萌えをテン年代から逆さに見ると

『ひらきこもりのすすめ』は2002年に刊行され、オタク文化の本質をその「DJ的手法」とする。このことは「編集」「コラージュ」とも言い換えられる。一年後に刊行された『動物化するポストモダン』では「データベース」という単語が跳躍する。

組曲と音MAD、そして淫夢。

ニコニコ動画黎明期のインターネット文化における主要なコンテンツは、まさに「編集」によって成り立っていたのではなかったか。これらを中心とした文化の一端を担おうと考えると「オリジナル/コピー」という区別が頭をかすめる。

竹熊健太郎氏が提唱し続けている区別としてオタク密教/顕教というものがある。この区別は、おおよそメタ/ベタと結びつけて理解できるものだろう。例えば、萌えている自分を表現することは、オタク密教からすると、あまりにベタすぎて恥ずかしい。このようなことが言える。(脱線するが、このことはオタク第一世代のもつ「萌え」への嫌悪感と結びついており、第二世代以降にはそこまで成り立たないことなのではないかと思う。)

では、「萌え」は顕教的だと、2000年代前半に生まれた私が思うかというと否である。むしろ「萌え」というのは密教的なパフォーマンスだと感じる。自分が「萌え~」というとき、それをどこか「自意識的」に楽しんでいるところがある。

テン年代をインターネットに触れて育った私にとって「萌え」は「すごいお兄さんたちだけが持つ感情」だったのだ。
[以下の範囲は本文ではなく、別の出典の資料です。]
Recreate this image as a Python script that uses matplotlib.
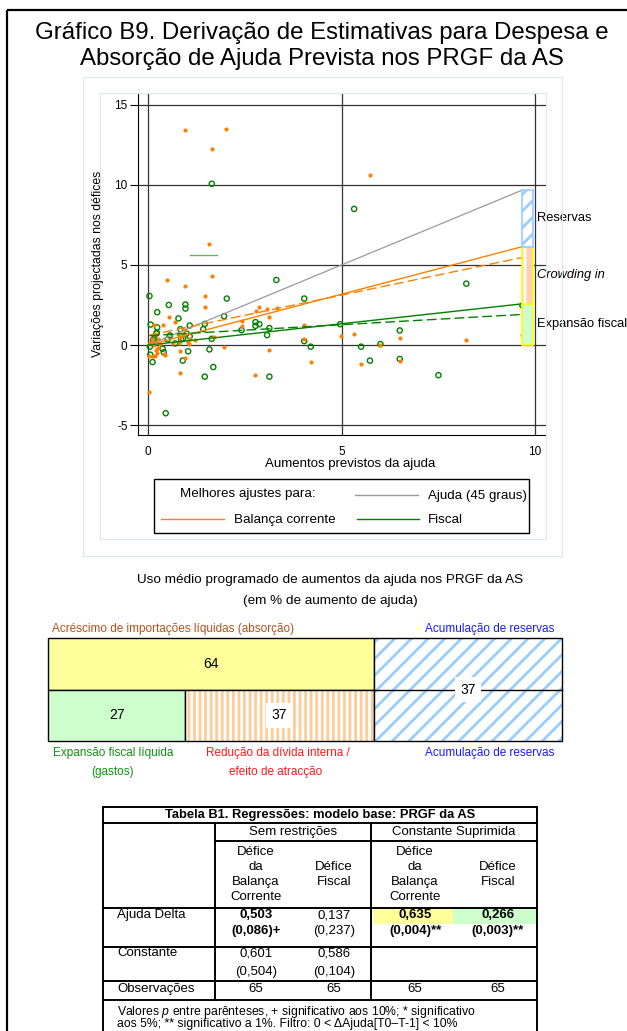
import numpy as np
import matplotlib.pyplot as plt
from matplotlib.patches import Rectangle

plt.rcParams['font.family'] = ['Liberation Sans', 'DejaVu Sans']
plt.rcParams['mathtext.fontset'] = 'custom'
plt.rcParams['mathtext.rm'] = 'Liberation Sans'
plt.rcParams['mathtext.it'] = 'Liberation Sans:italic'
plt.rcParams['hatch.linewidth'] = 2.0
plt.rcParams['axes.unicode_minus'] = False

# dispersão: aumento previsto da ajuda vs. variação projectada do défice
ca_x = [0.95, 2.02, 1.64, 1.57, 1.64, 0.48, 5.72, 0.95, 1.46, 1.46, 0.53, 0.68, 0.37, 0.16,
        2.42, 2.42, 2.78, 2.87, 3.07, 3.13, 3.32, 3.13, 2.76, 1.95, 1.69, 1.09, 1.02, 0.83,
        0.96, 0.82, 0.03, 0.03, 0.17, 0.21, 0.22, 0.40, 0.26, 0.12, 0.16, 0.83, 0.90, 4.03,
        4.03, 4.20, 4.97, 5.32, 5.50, 6.00, 6.50, 6.50, 8.22, 9.67, 0.09, 0.15, 0.13, 0.42,
        0.80, 0.78, 1.06, 0.63, 0.30, 0.94, 0.05, 0.25, 1.20]
ca_y = [13.4, 13.46, 12.2, 6.3, 4.33, 4.06, 10.6, 3.68, 3.08, 2.40, 1.76, 1.46, 1.25, 1.28,
        1.49, 1.18, 2.13, 2.38, 2.24, 1.76, 2.34, -0.31, -1.86, -0.10, 0.52, 0.35, 0.19, -0.39,
        -0.81, -1.72, -2.92, -0.66, -0.66, -0.31, -0.50, -0.56, 0.39, 0.20, 0.72, 0.50, 0.60, 1.28,
        0.37, -1.08, 0.58, 0.66, -1.18, 0.02, 0.43, -0.97, 0.31, 0.64, 0.35, 0.00, -0.68, -0.64,
        0.10, 0.72, 0.04, 0.10, 0.06, 0.97, 0.10, -0.20, 0.30]
fis_x = [1.64, 3.31, 5.32, 0.03, 0.06, 0.23, 0.23, 0.21, 0.53, 0.96, 0.96, 0.78, 0.83, 1.07,
         0.99, 1.42, 1.46, 2.03, 1.96, 2.41, 2.77, 2.77, 2.87, 3.13, 3.07, 4.03, 4.03, 4.20,
         1.64, 1.58, 1.68, 1.46, 3.13, 1.03, 0.89, 0.45, 0.11, 0.37, 0.40, 0.04, 0.05, 0.69,
         0.90, 0.50, 0.56, 4.96, 8.22, 6.50, 5.50, 5.73, 6.00, 6.50, 7.50, 9.67, 0.15, 0.12,
         0.85, 1.07, 0.22]
fis_y = [10.06, 4.06, 8.49, 3.06, 1.28, 2.05, 1.10, 0.72, 2.50, 2.53, 2.28, 1.66, 0.99, 1.22,
         0.72, 0.99, 1.32, 2.90, 1.80, 0.93, 1.20, 1.43, 1.30, 1.06, 0.62, 2.90, 0.25, -0.10,
         0.39, -0.27, -1.37, -1.97, -1.97, -0.39, -0.97, -4.25, -1.06, -0.23, -0.45, -0.10, -0.60, 0.10,
         0.40, 0.35, 0.60, 1.30, 3.83, 0.91, -0.10, -0.97, 0.06, -0.87, -1.88, 2.47, 0.40, 0.32,
         0.35, 0.55, 0.77]

# coeficientes da Tabela B1
slope_ca_free, const_ca_free = 0.503, 0.601
slope_fis_free, const_fis_free = 0.137, 0.586
slope_ca, slope_fis = 0.635, 0.266

# uso médio programado (em % de aumento de ajuda)
absorcao = 64
reservas = 37
fiscal = 27
crowding = 37

# tabela
tab_title = 'Tabela B1. Regressões: modelo base: PRGF da AS'
tab_groups = ['Sem restrições', 'Constante Suprimida']
tab_cols = ['Défice\nda\nBalança\nCorrente', 'Défice\nFiscal',
            'Défice\nda\nBalança\nCorrente', 'Défice\nFiscal']
row_names = ['Ajuda Delta', 'Constante', 'Observações']
coef_row = ['0,503', '0,137', '0,635', '0,266']
pval_row = ['(0,086)+', '(0,237)', '(0,004)**', '(0,003)**']
bold_row = [True, False, True, True]
const_row = ['0,601', '0,586', '', '']
constp_row = ['(0,504)', '(0,104)', '', '']
obs_row = ['65', '65', '65', '65']

W, H = 627, 1031
fig = plt.figure(figsize=(W / 100, H / 100), dpi=100)

def box(l, t, r, b):
    return [l / W, 1 - b / H, (r - l) / W, (b - t) / H]

# ---- gráfico de dispersão ----
ax = fig.add_axes(box(138, 94, 546, 435))
ax.set_xlim(-0.266, 10.28)
ax.set_ylim(-5.61, 15.66)
for s in ['top', 'right']:
    ax.spines[s].set_visible(False)
ax.set_xticks([0, 5, 10])
ax.set_yticks([-5, 0, 5, 10, 15])
ax.tick_params(axis='x', length=0, pad=8, labelsize=8.5)
ax.tick_params(axis='y', length=6, pad=1.5, labelsize=8.5)
ax.grid(True, color='#333333', lw=0.9)
ax.set_axisbelow(True)

ax.scatter(fis_x, fis_y, s=14, facecolors='none', edgecolors='#008000', lw=1.0, zorder=3)
ax.scatter(ca_x, ca_y, s=9, color='#ff8000', lw=0, zorder=3)
ax.plot([1.09, 1.78], [5.6, 5.6], color='#008000', lw=1, alpha=0.6, zorder=3)

xmax = max(ca_x)
xmin = min(min(ca_x), min(fis_x))
ax.plot([0, xmax], [0, xmax], color='#999999', lw=0.9, zorder=4)
ax.plot([0, xmax], [0, slope_ca * xmax], color='#ff8000', lw=1, zorder=4)
ax.plot([xmin, xmax], [const_ca_free + slope_ca_free * xmin, const_ca_free + slope_ca_free * xmax],
        color='#ff8000', lw=1, ls=(0, (7, 3)), zorder=4)
ax.plot([0, xmax], [0, slope_fis * xmax], color='#008000', lw=1, zorder=4)
ax.plot([xmin, xmax], [const_fis_free + slope_fis_free * xmin, const_fis_free + slope_fis_free * xmax],
        color='#008000', lw=1, ls=(0, (7, 3)), zorder=4)

# barra de decomposição no extremo direito
bw = 0.27
y1, y2, y3 = slope_fis * xmax, slope_ca * xmax, xmax
ax.add_patch(Rectangle((xmax, 0), bw, y1, fc='#ccffcc', ec='#ffff00', lw=1.2, zorder=5))
ax.add_patch(Rectangle((xmax, y1), bw, y2 - y1, fc='#fcd0b0', ec='white', hatch='|', lw=0, zorder=5))
ax.add_patch(Rectangle((xmax, y1), bw, y2 - y1, fill=False, ec='#ffff00', lw=1.2, zorder=5))
ax.add_patch(Rectangle((xmax, y2), bw, y3 - y2, fc='white', ec='#99ccff', hatch='//', lw=0, zorder=5))
ax.add_patch(Rectangle((xmax, y2), bw, y3 - y2, fill=False, ec='#99ccff', lw=1.2, zorder=5))
lx = xmax + 0.38
ax.text(lx, (y2 + y3) / 2, 'Reservas', fontsize=9.3, va='center', clip_on=False)
ax.text(lx, (y1 + y2) / 2, 'Crowding in', fontsize=9.3, style='italic', va='center', clip_on=False)
ax.text(lx, y1 / 2, 'Expansão fiscal', fontsize=9.3, va='center', clip_on=False)

# ---- diagrama de blocos ----
bx = fig.add_axes(box(48, 638, 562, 741))
bx.set_xlim(0, absorcao + reservas)
bx.set_ylim(0, 2)
bx.axis('off')
tot = absorcao + reservas
bx.add_patch(Rectangle((0, 1), absorcao, 1, fc='#ffff99', ec='black', lw=1, clip_on=False))
bx.add_patch(Rectangle((0, 0), fiscal, 1, fc='#ccffcc', ec='black', lw=1, clip_on=False))
bx.add_patch(Rectangle((fiscal, 0), crowding, 1, fc='#ffcc99', ec='white', hatch='|||', lw=0, clip_on=False))
bx.add_patch(Rectangle((fiscal, 0), crowding, 1, fill=False, ec='black', lw=1, clip_on=False))
bx.add_patch(Rectangle((absorcao, 0), reservas, 2, fc='white', ec='#99ccff', hatch='//', lw=0, clip_on=False))
bx.add_patch(Rectangle((absorcao, 0), reservas, 2, fill=False, ec='black', lw=1, clip_on=False))
bx.plot([absorcao, tot], [1, 1], color='black', lw=1, clip_on=False)
bx.text(absorcao / 2, 1.5, str(absorcao), ha='center', va='center', fontsize=10)
bx.text(fiscal / 2, 0.5, str(fiscal), ha='center', va='center', fontsize=10)
bx.text(fiscal + crowding / 2, 0.5, str(crowding), ha='center', va='center', fontsize=10,
        bbox=dict(fc='white', ec='none', pad=4))
bx.text(absorcao + reservas / 2, 1, str(reservas), ha='center', va='center', fontsize=10,
        bbox=dict(fc='white', ec='none', pad=4))

# ---- camada de sobreposição (pixels) ----
ov = fig.add_axes([0, 0, 1, 1], zorder=10)
ov.set_xlim(0, W)
ov.set_ylim(H, 0)
ov.axis('off')
ov.patch.set_alpha(0)

ov.add_patch(Rectangle((7, 10), 800, 1200, fill=False, ec='black', lw=1.6))
ov.add_patch(Rectangle((83, 77), 479, 479, fill=False, ec='#dde8ea', lw=0.8))
ov.add_patch(Rectangle((100, 93), 446, 446, fill=False, ec='#dde8ea', lw=0.8))

ov.text(322, 33, 'Gráfico B9. Derivação de Estimativas para Despesa e', ha='center', va='center', fontsize=17.3)
ov.text(322, 59, 'Absorção de Ajuda Prevista nos PRGF da AS', ha='center', va='center', fontsize=17.3)

ov.text(98, 264, 'Variações projectadas nos défices', rotation=90, ha='center', va='center', fontsize=8.8)
ov.text(350, 464, 'Aumentos previstos da ajuda', ha='center', va='center', fontsize=9.5)

# legenda
ov.add_patch(Rectangle((154, 479), 375, 54, fill=False, ec='black', lw=1))
ov.text(180, 494, 'Melhores ajustes para:', va='center', fontsize=9.6)
ov.plot([355, 418], [495, 495], color='#999999', lw=1)
ov.text(428, 496, 'Ajuda (45 graus)', va='center', fontsize=9.6)
ov.plot([161, 224], [519, 519], color='#ff8000', lw=1)
ov.text(234, 520, 'Balança corrente', va='center', fontsize=9.6)
ov.plot([357, 419], [519, 519], color='#008000', lw=1)
ov.text(428, 520, 'Fiscal', va='center', fontsize=9.6)

# títulos e rótulos do diagrama
ov.text(330, 580, 'Uso médio programado de aumentos da ajuda nos PRGF da AS', ha='center', va='center', fontsize=9.7)
ov.text(330, 601, '(em % de aumento de ajuda)', ha='center', va='center', fontsize=9.7)
ov.text(52, 629, 'Acréscimo de importações líquidas (absorção)', va='center', fontsize=8.5, color='#b4501e')
ov.text(554, 629, 'Acumulação de reservas', ha='right', va='center', fontsize=8.5, color='#1a1aff')
ov.text(113, 753, 'Expansão fiscal líquida', ha='center', va='center', fontsize=8.5, color='#109010')
ov.text(113, 772, '(gastos)', ha='center', va='center', fontsize=8.5, color='#109010')
ov.text(278, 753, 'Redução da dívida interna /', ha='center', va='center', fontsize=8.5, color='#ff1a1a')
ov.text(276, 772, 'efeito de atracção', ha='center', va='center', fontsize=8.5, color='#ff1a1a')
ov.text(554, 753, 'Acumulação de reservas', ha='right', va='center', fontsize=8.5, color='#1a1aff')

# tabela
tl, tr, tt = 103, 537, 807
c1, c2 = 215, 371
col_x = [256, 334, 415, 498]
fs = 9.5
ov.add_patch(Rectangle((373, 909), 80, 15, fc='#ffff99', ec='none'))
ov.add_patch(Rectangle((453, 909), 84, 15, fc='#ccffcc', ec='none'))
lw_t = 1.4
ov.plot([tl, tl], [tt, 1040], color='black', lw=lw_t)
ov.plot([tr, tr], [tt, 1040], color='black', lw=lw_t)
for yy in [tt, 823, 908, 947, 981, 1000]:
    ov.plot([tl, tr], [yy, yy], color='black', lw=lw_t)
ov.plot([c1, tr], [841, 841], color='black', lw=lw_t)
for xx in [c1, c2]:
    ov.plot([xx, xx], [823, 1000], color='black', lw=lw_t)

ov.text((tl + tr) / 2, 815, tab_title, ha='center', va='center', fontsize=9.3, weight='bold')
ov.text((c1 + c2) / 2, 832, tab_groups[0], ha='center', va='center', fontsize=fs)
ov.text((c2 + tr) / 2, 832, tab_groups[1], ha='center', va='center', fontsize=fs)
for cx, lab in zip(col_x, tab_cols):
    parts = lab.split('\n')
    y0 = 852 if len(parts) == 4 else 867
    for i, p in enumerate(parts):
        ov.text(cx, y0 + i * 15, p, ha='center', va='center', fontsize=fs)

ov.text(117, 915, row_names[0], va='center', fontsize=fs)
ov.text(117, 953, row_names[1], va='center', fontsize=fs)
ov.text(117, 989, row_names[2], va='center', fontsize=fs)
for i, cx in enumerate(col_x):
    w = 'bold' if bold_row[i] else 'normal'
    ov.text(cx, 915, coef_row[i], ha='center', va='center', fontsize=fs, weight=w)
    ov.text(cx, 931, pval_row[i], ha='center', va='center', fontsize=fs, weight=w)
    ov.text(cx, 953, const_row[i], ha='center', va='center', fontsize=fs)
    ov.text(cx, 972, constp_row[i], ha='center', va='center', fontsize=fs)
    ov.text(cx, 989, obs_row[i], ha='center', va='center', fontsize=fs)

ov.text(117, 1012, r'Valores $\it{p}$ entre parênteses, + significativo aos 10%; * significativo',
        va='center', fontsize=8.8)
ov.text(117, 1024, 'aos 5%; ** significativo a 1%. Filtro: 0 < ΔAjuda[T0–T-1] < 10%',
        va='center', fontsize=8.8)

fig.savefig('out.png', dpi=100)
一般的な現在のオタクくらいには美少女は性的で記号的だと思う。しかし、それを「アキバ王」のようにグッズとして集めようとか真摯に愛していきたいとは思えない。それは私にはあくまでちょっぴり大人びた記号的な表象にすぎない。そして、それを見て萌えを本当に見出すのは(当時の時代背景からいって)虐げられつつも、一図に愛してきた傷だらけのオタクだけだと感じる。だから、私は「萌え~」ということでその愛すべきオタクのマネをすることで、うれしくなるのだ。この時代にこのような形でオタクであることができるのは、間違いなく彼らのおかげなのだから。